Its recommendations stem from a report by Thomas Consultants, completed in 2010, which suggested using spot zoning to protect 40 restaurant locations deemed to be important to vibrancy in the village.
Since then, five of the identified locations have been fully or partially converted while two others sit vacant.
On June 9, council authorized staff to begin preparing new zoning and land-use contract bylaws that would prohibit the remaining key food and beverage locations from changing uses.
“I think they’re making quite a big mistake that would have repercussions for Whistler,” said longtime local developer Steve Bayly, one of the letter writers.
“I think the main danger is, at a time when we’re going to need investment and financial backing and everything, you’re going to turn those people off … if another restaurant is the only use, I think it would be very hard to attract investment.”
Two of the restaurants rated highly in the 2010 report—Zen Sushi and Player’s Chophouse—“were total losers as restaurants,” Bayly added.
“The point is that it’s crazy … if they’d followed their own report 10 years ago, and what they’re going to do today, those would be entrenched as restaurants, and they’d be sitting empty forever.”
For David Dale-Johnson, a real-estate economist and University of Alberta professor who also serves as member-at-large on the RMOW’s Strategic Planning Committee, the proposal doesn’t make sense from the point of view of either landlords or tenants.
“On both sides, they’re professional, they’re smart people, they’re going to do what’s right for the customer and what’s right for them,” Dale-Johnson said.
“So to tie their hands is just a mistake.”

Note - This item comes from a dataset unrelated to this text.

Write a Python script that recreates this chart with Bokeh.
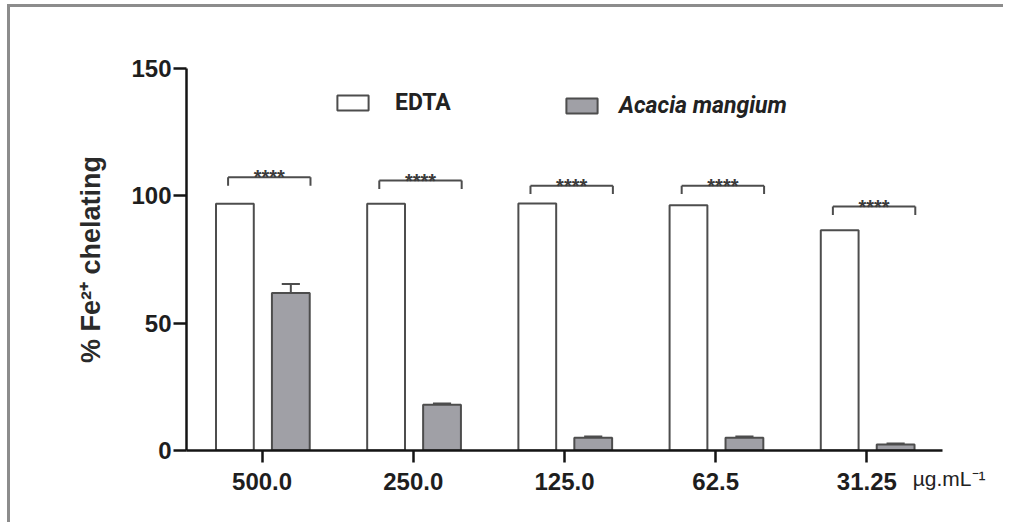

Placing those kinds of restraints on uses would impact the valuation of the asset, “and it would also impact the willingness of lenders to make loans on those properties, because you’re really imposing constraints that potentially could create problems for both landlords and tenants,” Dale-Johnson added.
In the view of Pat Kelly, president of the Whistler Real Estate Company, the proposal represents something of a philosophical conundrum.
“You’re going in a direction that’s ridiculous. It’s social engineering at the highest level, and that’s not how free markets work,” he said.
“Free markets adapt to market demand … we’ll find the solution to what our consumer wants and our client wants; we’re not going to tell our client what they want or what they’re going to get.
“So for me it’s more philosophical. I do understand what they’re saying, but man, there’s got to be a different way that isn’t so restrictive and has so much lack of future flexibility.”
It’s “policy motivated by fear,” Kelly added, and one that may have unintended consequences by removing the flexibility of entrepreneurs.
“I just don’t think the idea of expropriating value by cutting back on the flexibility of use is the way to do it,” he said.
“And is this really a problem?”
If anything, the RMOW should be working to make things easier for businesses by allowing a smoother transition from F&B to retail and so on, Bayly said.
“I think a lot of restaurants and businesses are probably teetering, and probably looking for support from banks, and investment,” he said.
“And we want to encourage that, I would think. If let’s say the Royal Bank or somebody was going to lend a restaurant some additional money to help them through, they’re going to be less likely to do that if the thing can only ever stay as a restaurant.”
Asked for an update on the initiative, and if the letters to council give the RMOW pause, a spokesperson said the work is still ongoing with no timeframe for when it will return to council, and that the correspondence is now part of the rezoning file under consideration by staff.